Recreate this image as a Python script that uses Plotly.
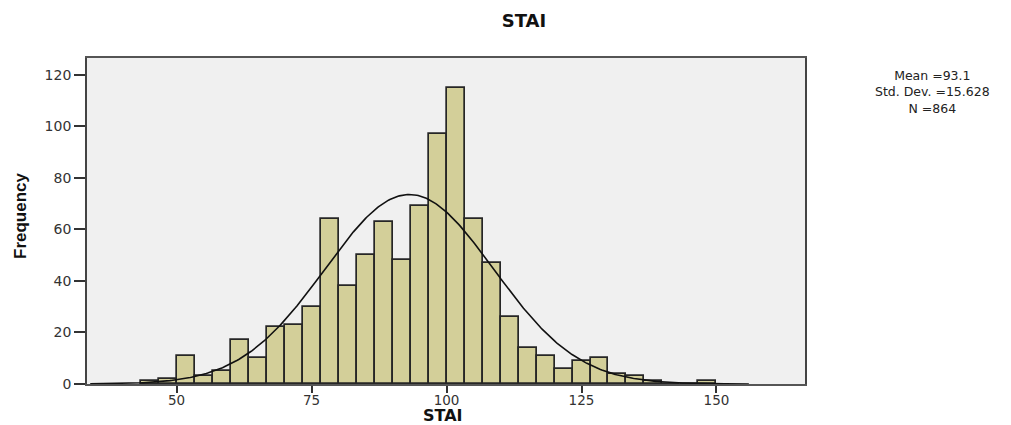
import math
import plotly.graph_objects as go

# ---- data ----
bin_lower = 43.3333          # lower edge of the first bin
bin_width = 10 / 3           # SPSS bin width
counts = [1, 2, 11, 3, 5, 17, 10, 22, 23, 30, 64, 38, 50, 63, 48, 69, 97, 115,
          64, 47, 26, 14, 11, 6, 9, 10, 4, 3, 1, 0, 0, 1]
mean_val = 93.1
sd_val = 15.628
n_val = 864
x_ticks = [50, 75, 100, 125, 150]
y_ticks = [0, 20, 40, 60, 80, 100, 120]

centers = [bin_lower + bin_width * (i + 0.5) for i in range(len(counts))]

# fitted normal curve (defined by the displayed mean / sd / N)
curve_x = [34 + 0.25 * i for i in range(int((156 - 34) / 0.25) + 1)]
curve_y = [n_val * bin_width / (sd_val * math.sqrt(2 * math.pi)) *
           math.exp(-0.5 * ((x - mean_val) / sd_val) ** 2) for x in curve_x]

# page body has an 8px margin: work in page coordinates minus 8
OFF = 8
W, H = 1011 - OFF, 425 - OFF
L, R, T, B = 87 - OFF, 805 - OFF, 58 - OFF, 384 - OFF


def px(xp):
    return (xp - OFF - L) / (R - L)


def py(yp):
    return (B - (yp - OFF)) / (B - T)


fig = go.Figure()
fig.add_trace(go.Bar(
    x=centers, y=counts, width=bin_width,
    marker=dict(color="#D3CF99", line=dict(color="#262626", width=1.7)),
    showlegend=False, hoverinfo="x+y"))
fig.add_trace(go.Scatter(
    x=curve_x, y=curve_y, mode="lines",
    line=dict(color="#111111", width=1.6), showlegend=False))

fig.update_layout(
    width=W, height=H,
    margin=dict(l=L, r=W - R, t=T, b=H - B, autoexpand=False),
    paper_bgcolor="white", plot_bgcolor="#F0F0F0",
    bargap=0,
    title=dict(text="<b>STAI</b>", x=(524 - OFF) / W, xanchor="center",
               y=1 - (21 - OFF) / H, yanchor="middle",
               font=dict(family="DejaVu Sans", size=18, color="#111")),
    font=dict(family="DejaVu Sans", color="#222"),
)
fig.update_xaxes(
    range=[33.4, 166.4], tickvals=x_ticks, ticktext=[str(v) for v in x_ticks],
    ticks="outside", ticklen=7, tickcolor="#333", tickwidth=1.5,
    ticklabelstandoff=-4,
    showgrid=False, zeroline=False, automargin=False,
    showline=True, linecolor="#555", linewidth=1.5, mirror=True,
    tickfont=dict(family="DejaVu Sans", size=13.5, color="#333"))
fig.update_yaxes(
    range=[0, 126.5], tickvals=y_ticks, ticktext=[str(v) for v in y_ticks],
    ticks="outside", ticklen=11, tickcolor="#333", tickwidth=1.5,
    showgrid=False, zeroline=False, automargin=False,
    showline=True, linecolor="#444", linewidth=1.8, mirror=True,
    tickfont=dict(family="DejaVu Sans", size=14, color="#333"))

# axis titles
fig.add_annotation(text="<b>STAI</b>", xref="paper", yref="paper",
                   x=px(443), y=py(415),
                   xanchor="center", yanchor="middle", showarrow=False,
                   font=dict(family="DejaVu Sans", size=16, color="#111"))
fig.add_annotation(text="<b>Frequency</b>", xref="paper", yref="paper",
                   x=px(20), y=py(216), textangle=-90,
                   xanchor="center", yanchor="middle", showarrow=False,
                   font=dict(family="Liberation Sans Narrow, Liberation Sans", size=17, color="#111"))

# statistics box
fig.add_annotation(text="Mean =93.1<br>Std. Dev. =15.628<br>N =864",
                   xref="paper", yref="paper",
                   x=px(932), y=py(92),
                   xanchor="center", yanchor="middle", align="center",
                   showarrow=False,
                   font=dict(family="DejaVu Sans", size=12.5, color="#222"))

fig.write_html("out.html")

Written problem: Repeat the listing in full and exactly. Leave any pictures out.

Exercise answer:
Recreate this image as a Python script that uses Plotly.
import math
import plotly.graph_objects as go

# ---- data ----
bin_lower = 43.3333          # lower edge of the first bin
bin_width = 10 / 3           # SPSS bin width
counts = [1, 2, 11, 3, 5, 17, 10, 22, 23, 30, 64, 38, 50, 63, 48, 69, 97, 115,
          64, 47, 26, 14, 11, 6, 9, 10, 4, 3, 1, 0, 0, 1]
mean_val = 93.1
sd_val = 15.628
n_val = 864
x_ticks = [50, 75, 100, 125, 150]
y_ticks = [0, 20, 40, 60, 80, 100, 120]

centers = [bin_lower + bin_width * (i + 0.5) for i in range(len(counts))]

# fitted normal curve (defined by the displayed mean / sd / N)
curve_x = [34 + 0.25 * i for i in range(int((156 - 34) / 0.25) + 1)]
curve_y = [n_val * bin_width / (sd_val * math.sqrt(2 * math.pi)) *
           math.exp(-0.5 * ((x - mean_val) / sd_val) ** 2) for x in curve_x]

# page body has an 8px margin: work in page coordinates minus 8
OFF = 8
W, H = 1011 - OFF, 425 - OFF
L, R, T, B = 87 - OFF, 805 - OFF, 58 - OFF, 384 - OFF


def px(xp):
    return (xp - OFF - L) / (R - L)


def py(yp):
    return (B - (yp - OFF)) / (B - T)


fig = go.Figure()
fig.add_trace(go.Bar(
    x=centers, y=counts, width=bin_width,
    marker=dict(color="#D3CF99", line=dict(color="#262626", width=1.7)),
    showlegend=False, hoverinfo="x+y"))
fig.add_trace(go.Scatter(
    x=curve_x, y=curve_y, mode="lines",
    line=dict(color="#111111", width=1.6), showlegend=False))

fig.update_layout(
    width=W, height=H,
    margin=dict(l=L, r=W - R, t=T, b=H - B, autoexpand=False),
    paper_bgcolor="white", plot_bgcolor="#F0F0F0",
    bargap=0,
    title=dict(text="<b>STAI</b>", x=(524 - OFF) / W, xanchor="center",
               y=1 - (21 - OFF) / H, yanchor="middle",
               font=dict(family="DejaVu Sans", size=18, color="#111")),
    font=dict(family="DejaVu Sans", color="#222"),
)
fig.update_xaxes(
    range=[33.4, 166.4], tickvals=x_ticks, ticktext=[str(v) for v in x_ticks],
    ticks="outside", ticklen=7, tickcolor="#333", tickwidth=1.5,
    ticklabelstandoff=-4,
    showgrid=False, zeroline=False, automargin=False,
    showline=True, linecolor="#555", linewidth=1.5, mirror=True,
    tickfont=dict(family="DejaVu Sans", size=13.5, color="#333"))
fig.update_yaxes(
    range=[0, 126.5], tickvals=y_ticks, ticktext=[str(v) for v in y_ticks],
    ticks="outside", ticklen=11, tickcolor="#333", tickwidth=1.5,
    showgrid=False, zeroline=False, automargin=False,
    showline=True, linecolor="#444", linewidth=1.8, mirror=True,
    tickfont=dict(family="DejaVu Sans", size=14, color="#333"))

# axis titles
fig.add_annotation(text="<b>STAI</b>", xref="paper", yref="paper",
                   x=px(443), y=py(415),
                   xanchor="center", yanchor="middle", showarrow=False,
                   font=dict(family="DejaVu Sans", size=16, color="#111"))
fig.add_annotation(text="<b>Frequency</b>", xref="paper", yref="paper",
                   x=px(20), y=py(216), textangle=-90,
                   xanchor="center", yanchor="middle", showarrow=False,
                   font=dict(family="Liberation Sans Narrow, Liberation Sans", size=17, color="#111"))

# statistics box
fig.add_annotation(text="Mean =93.1<br>Std. Dev. =15.628<br>N =864",
                   xref="paper", yref="paper",
                   x=px(932), y=py(92),
                   xanchor="center", yanchor="middle", align="center",
                   showarrow=False,
                   font=dict(family="DejaVu Sans", size=12.5, color="#222"))

fig.write_html("out.html")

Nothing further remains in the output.